A multi-state ring of software pirates was apprehended by U.S. law enforcement authorities, resulting in a seizure of possibly $87 million worth of pirated software. The raid followed a two-year investigation of 11 people from California, Texas, and Washington. The 11 defendants are charged with conspiring to distribute counterfeit computer software and documentation with a retail value of well over $30 million. according to a statement released by the U.S. Attorney’s Office for the Central District of California.
The investigation, called Digital Marauder originally anticipated $30 million in bootleg software would be recovered. However, during the seizure, Federal Bureau of Investigation agents found more than $56 million worth of counterfeit Microsoft, Adobe and Symantec products and an industrial CD replicator and printing equipment in San Francisco, California and Austin, Texas.

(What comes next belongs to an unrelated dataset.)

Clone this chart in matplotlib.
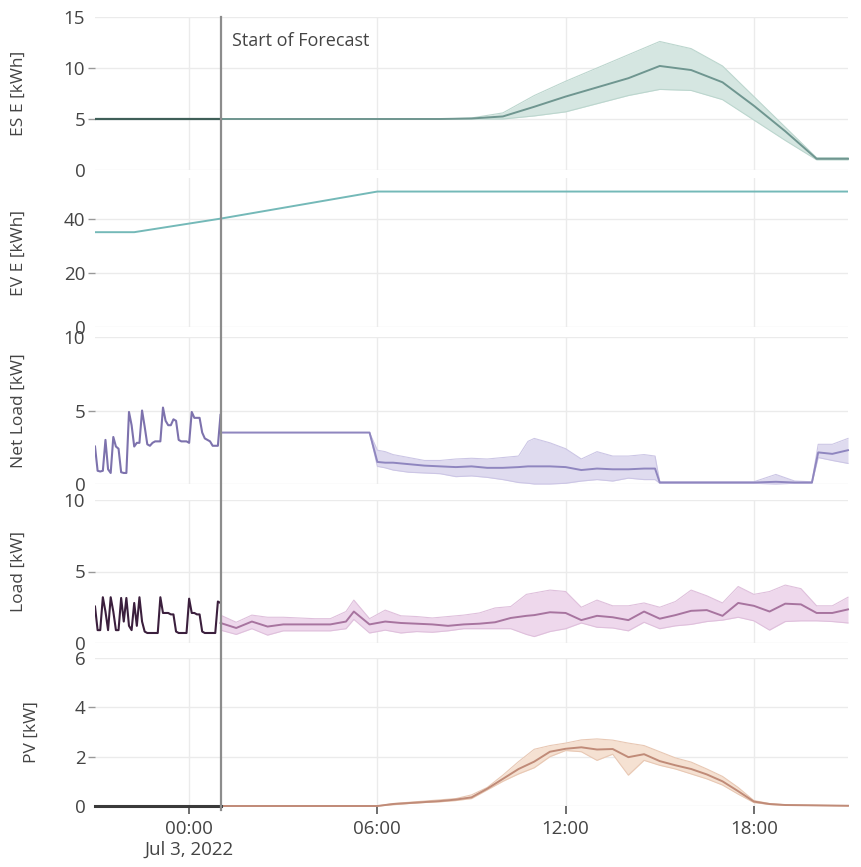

According to the statement, United States Attorney Debra W. Yang, a member of the Attorney General’s Intellectual Property Task Force, said this case illustrates the Justice Department’s commitment to battle intellectual property crimes. “The scope of this case is unprecedented. In one indictment, we have charged both the manufacturers who supplied the counterfeit items and the distributors who flooded the market with the bogus goods. We have devoted the time and the resources that were needed to dismantle an entire distribution chain, from beginning to end. Rest assured that we will be looking at all who are involved in this underground black market.”
The defendants are scheduled to be arraigned on the indictment on Monday, September 20 in United States District Court in Los Angeles. If convicted of the charges in the indictment, the defendants face potential prison sentences ranging from 15 years to 75 years in federal prison.
This is good news for the software vendors affected by the software pirates; however, in reality, the raid makes a minor dent in the global market for pirated software. According to a 2003 study by the Business Software Alliance, thirty-six percent of the software installed on computers worldwide was pirated in 2003, representing a loss of nearly $29 billion.